Screen Shot 2018-03-21 at 15.10.27.png (522×2 px, 112 KB)

So apart from the spike, it seems consistently 2-3x more common now than 2 days ago.

Tagging as UBN regression against wmf.26 until we know more.

Krinkle lowered the priority of this task from Unbreak Now! to High.Mar 26 2018, 8:23 PM
Imarlier subscribed.

@Krinkle Check if this is still happening, followup if so.

Still seeing ~ 200 hits per day in Logstash for (DBTransactionSizeError) just within wiki:commonswiki AND method:POST.

Still seeing ~ 200 hits per day in Logstash for (DBTransactionSizeError) just within wiki:commonswiki AND method:POST.

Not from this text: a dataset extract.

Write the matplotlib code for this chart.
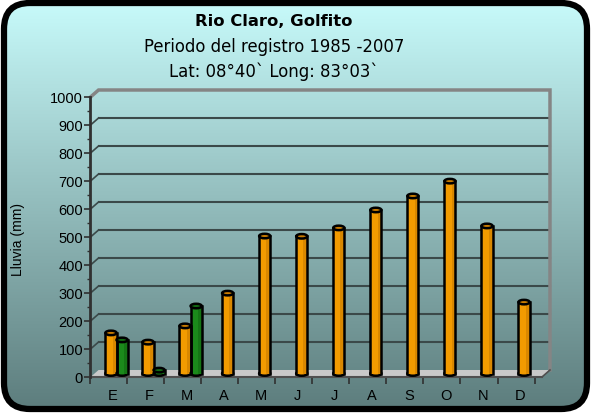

I see about 3/hour or 24/day via << +wiki:commonswiki +http_method:POST +"DBTransactionSizeError" >>.

Change 443452 had a related patch set uploaded (by Aaron Schulz; owner: Aaron Schulz):
[mediawiki/core@master] rdbms: give TransactionProfiler write time and row count for ROLLBACK

https://gerrit.wikimedia.org/r/443452

Change 443472 had a related patch set uploaded (by Aaron Schulz; owner: Aaron Schulz):
[mediawiki/core@master] Change LOCK IN SHARE MODE to FOR UPDATE for local file restoration

https://gerrit.wikimedia.org/r/443472

aaron removed aaron as the assignee of this task.Jul 16 2018, 8:37 PM
aaron subscribed.

Change 443472 abandoned by Aaron Schulz:
Change LOCK IN SHARE MODE to FOR UPDATE for local file restoration

https://gerrit.wikimedia.org/r/443472

@tstarling I tagged CPT as it seems Aaron's patch wasn't right according to @Anomie. Could use a fresh perspective on this.

On second thought, while I see plenty of DBTransactionSizeError AND wiki:commonswiki in Logstash, they're with urls /w/api.php, Special:Wachlist or Special:MovePage. I don't see any from Special:Undelete in the last 30 days, which is what this task was about. I'm closing this specific task as such.

  • Separate task for watchlist issue: T171898.
  • Separate task for general undelete transaction size problem: T198176.

Change 443452 merged by jenkins-bot:
[mediawiki/core@master] rdbms: give TransactionProfiler write time and row count for ROLLBACK

https://gerrit.wikimedia.org/r/443452